→ Goal: The line holding "from matplotlib.ticker import" is the last one to output; start at the first line of the data, keep every line in between exactly, and leave out pictures.

→ Task inputs:
---

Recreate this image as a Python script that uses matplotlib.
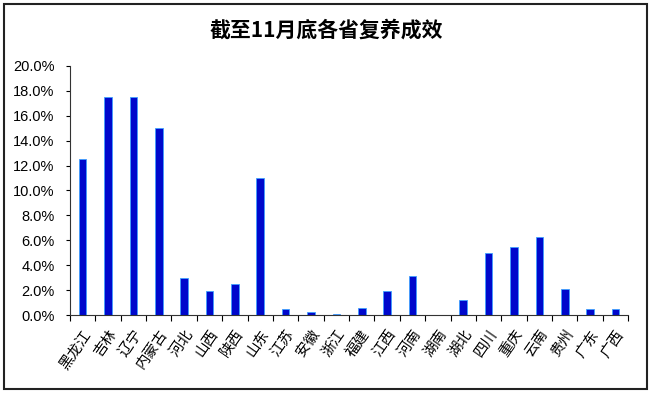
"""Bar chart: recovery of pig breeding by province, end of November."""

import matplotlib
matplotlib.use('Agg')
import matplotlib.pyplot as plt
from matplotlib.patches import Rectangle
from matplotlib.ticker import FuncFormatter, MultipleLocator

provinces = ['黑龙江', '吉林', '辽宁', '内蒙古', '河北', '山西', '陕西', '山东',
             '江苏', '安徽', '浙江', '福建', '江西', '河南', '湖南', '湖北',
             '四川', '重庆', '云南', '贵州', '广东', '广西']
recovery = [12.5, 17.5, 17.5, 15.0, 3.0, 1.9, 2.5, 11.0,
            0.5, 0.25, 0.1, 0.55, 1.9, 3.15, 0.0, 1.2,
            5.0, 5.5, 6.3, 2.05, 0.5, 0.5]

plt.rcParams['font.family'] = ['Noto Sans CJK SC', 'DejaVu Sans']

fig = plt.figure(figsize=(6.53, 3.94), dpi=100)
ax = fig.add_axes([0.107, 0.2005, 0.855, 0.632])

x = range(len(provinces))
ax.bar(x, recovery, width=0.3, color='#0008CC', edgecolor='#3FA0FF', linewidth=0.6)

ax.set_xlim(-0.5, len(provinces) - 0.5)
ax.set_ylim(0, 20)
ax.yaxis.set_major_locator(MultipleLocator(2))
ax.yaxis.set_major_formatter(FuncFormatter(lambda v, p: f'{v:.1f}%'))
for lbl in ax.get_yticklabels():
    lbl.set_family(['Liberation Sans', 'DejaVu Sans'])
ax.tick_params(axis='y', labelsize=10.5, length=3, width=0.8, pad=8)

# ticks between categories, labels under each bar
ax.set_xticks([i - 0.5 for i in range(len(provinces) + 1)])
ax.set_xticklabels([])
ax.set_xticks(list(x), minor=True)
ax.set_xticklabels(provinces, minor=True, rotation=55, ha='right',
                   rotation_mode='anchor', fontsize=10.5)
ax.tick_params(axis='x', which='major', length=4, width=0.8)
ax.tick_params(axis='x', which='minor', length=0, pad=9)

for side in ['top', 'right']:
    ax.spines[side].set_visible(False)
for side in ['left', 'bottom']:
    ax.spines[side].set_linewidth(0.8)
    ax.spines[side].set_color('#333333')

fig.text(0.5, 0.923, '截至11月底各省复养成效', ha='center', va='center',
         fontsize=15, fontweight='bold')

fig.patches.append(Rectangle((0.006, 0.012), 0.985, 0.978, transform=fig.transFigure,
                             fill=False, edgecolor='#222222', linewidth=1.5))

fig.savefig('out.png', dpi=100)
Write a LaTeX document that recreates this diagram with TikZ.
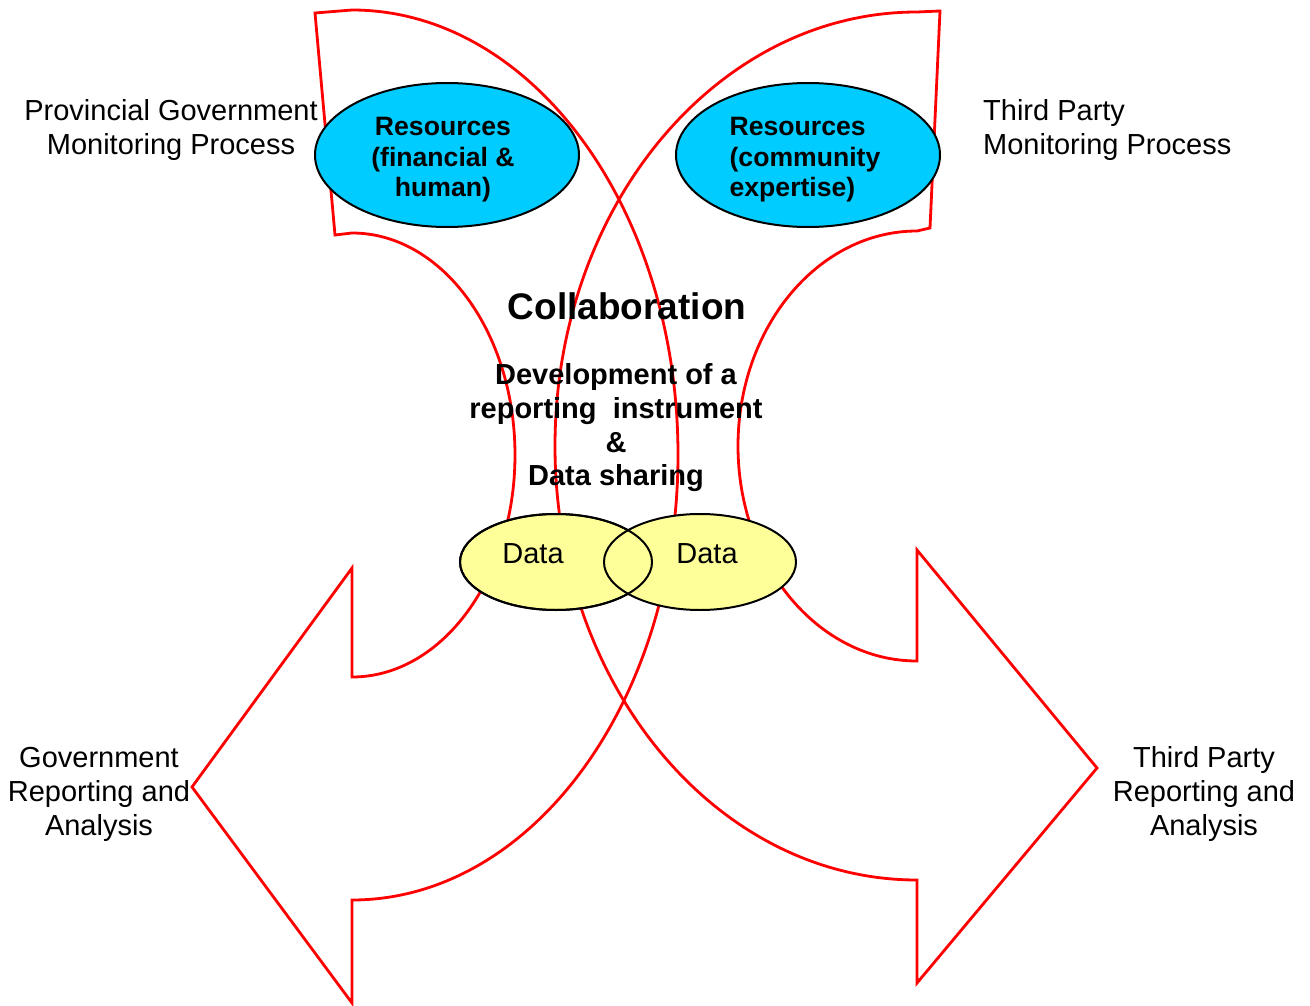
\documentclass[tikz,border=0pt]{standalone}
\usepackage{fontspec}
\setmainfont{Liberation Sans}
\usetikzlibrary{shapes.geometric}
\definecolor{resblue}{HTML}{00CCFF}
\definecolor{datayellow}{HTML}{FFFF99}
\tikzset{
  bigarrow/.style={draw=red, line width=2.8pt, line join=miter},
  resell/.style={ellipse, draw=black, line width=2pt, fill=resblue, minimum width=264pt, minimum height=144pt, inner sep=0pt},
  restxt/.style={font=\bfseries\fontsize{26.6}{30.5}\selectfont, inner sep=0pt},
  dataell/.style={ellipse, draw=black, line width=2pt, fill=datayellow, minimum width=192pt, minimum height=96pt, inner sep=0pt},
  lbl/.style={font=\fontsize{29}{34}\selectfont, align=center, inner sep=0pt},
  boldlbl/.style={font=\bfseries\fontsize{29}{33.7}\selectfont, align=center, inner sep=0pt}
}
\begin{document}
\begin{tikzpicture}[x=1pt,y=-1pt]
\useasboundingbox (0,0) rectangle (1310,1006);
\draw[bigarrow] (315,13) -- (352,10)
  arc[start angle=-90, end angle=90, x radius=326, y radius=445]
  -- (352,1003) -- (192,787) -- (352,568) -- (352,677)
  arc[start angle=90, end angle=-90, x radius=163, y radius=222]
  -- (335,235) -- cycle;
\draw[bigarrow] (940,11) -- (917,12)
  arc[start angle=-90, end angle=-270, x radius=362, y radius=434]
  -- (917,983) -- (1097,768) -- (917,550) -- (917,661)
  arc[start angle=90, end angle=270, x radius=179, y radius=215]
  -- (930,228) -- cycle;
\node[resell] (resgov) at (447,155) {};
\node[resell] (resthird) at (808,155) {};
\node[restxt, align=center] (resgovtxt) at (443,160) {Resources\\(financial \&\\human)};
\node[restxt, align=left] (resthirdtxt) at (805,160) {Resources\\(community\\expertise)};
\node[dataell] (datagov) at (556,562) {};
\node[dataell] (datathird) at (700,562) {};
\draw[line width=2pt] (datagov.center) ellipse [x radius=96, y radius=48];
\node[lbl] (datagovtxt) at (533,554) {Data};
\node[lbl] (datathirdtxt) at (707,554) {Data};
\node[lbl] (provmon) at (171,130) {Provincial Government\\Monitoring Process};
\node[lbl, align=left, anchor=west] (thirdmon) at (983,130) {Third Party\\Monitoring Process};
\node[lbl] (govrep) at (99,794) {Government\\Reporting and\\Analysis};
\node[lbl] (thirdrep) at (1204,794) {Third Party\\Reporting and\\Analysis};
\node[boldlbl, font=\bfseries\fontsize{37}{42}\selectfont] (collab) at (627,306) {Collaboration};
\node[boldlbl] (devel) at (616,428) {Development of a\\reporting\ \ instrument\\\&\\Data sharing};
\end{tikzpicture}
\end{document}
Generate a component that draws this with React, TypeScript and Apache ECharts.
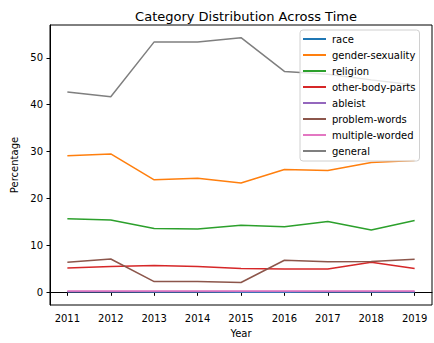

---

→ Written solution:
Recreate this image as a Python script that uses matplotlib.
"""Bar chart: recovery of pig breeding by province, end of November."""

import matplotlib
matplotlib.use('Agg')
import matplotlib.pyplot as plt
from matplotlib.patches import Rectangle
from matplotlib.ticker import FuncFormatter, MultipleLocator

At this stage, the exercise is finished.